Top Ten: Economic pundits
Here in no particular order are my top ten economics commentators.
(OK that’s 14, but who’s counting?)
This does not list the most prescient commentators. (I am attempting something related to that in another post, due soon. Meantime this blog may amuse.)
The people on this list may not particularly want to be there. It does not include many full-on economists, whose writings I tend not to be able to understand. In that category I put Sir Samuel Brittain, who is obviously brilliant but way over my ahead much of the time.
It is a list of readily-accessible commentators. I mean that they often pop up on the media. Indeed, whilst this list is personal it is also close to the list which seems to be in the mind of most media editors. That is especially true if you add Will Hutton. I do, as an afterthought. He is having a “good” crisis though I have thought his books on the British economy rather poor.

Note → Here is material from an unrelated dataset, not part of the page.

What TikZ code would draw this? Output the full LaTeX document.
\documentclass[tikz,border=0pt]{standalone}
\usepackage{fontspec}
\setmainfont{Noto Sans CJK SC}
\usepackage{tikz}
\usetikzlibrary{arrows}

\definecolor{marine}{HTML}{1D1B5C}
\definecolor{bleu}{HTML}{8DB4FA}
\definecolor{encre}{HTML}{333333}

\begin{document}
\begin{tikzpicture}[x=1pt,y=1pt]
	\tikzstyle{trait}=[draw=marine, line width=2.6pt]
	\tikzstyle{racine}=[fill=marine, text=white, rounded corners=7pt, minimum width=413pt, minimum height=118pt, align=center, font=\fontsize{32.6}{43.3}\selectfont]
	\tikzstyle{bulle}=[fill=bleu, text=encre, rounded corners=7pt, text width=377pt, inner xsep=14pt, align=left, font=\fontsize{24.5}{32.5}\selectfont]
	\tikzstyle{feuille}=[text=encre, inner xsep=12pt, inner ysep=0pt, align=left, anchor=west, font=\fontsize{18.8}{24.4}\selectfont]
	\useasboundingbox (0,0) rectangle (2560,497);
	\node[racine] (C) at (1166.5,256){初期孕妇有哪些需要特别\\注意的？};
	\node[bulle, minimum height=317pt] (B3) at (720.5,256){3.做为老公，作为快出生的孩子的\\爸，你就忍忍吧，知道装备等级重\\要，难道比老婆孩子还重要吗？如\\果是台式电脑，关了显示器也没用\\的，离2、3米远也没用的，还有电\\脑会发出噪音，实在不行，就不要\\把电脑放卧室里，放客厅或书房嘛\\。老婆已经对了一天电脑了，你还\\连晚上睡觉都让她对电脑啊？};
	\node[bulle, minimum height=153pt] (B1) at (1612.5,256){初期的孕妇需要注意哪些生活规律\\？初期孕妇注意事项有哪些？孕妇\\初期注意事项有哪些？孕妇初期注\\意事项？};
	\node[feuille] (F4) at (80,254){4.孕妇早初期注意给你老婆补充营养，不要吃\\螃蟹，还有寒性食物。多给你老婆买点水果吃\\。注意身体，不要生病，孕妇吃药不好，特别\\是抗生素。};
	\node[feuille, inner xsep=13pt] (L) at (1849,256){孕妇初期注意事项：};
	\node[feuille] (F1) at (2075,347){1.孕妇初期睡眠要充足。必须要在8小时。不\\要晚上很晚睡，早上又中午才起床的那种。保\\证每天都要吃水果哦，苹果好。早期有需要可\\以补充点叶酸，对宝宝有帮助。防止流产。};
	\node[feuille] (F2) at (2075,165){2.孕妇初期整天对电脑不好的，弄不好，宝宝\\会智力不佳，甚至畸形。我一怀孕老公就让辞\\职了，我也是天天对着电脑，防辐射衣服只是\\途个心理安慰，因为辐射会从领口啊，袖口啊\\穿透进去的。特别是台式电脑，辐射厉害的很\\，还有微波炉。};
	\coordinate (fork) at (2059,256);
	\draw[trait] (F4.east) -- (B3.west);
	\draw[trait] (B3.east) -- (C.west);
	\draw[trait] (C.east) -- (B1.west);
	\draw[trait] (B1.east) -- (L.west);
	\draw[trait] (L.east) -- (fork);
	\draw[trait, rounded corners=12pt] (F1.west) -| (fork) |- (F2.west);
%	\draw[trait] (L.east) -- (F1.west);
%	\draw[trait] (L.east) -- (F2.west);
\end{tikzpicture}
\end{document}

It is quite interesting that various retired Tory chancellors of the exchequer are included. What does that say about Labour’s chancellors? Well, partly that there aren’t many in the age group required for punditry. That’s a kind way of putting it, anyway. A crueller way of putting (which is mine) is that with the exception of Dennis Healey one doesn’t think of Labour as having produced chancellors of interest. And that includes all those shadow chancellors (chancellors-in-oppositon) who have come and gone.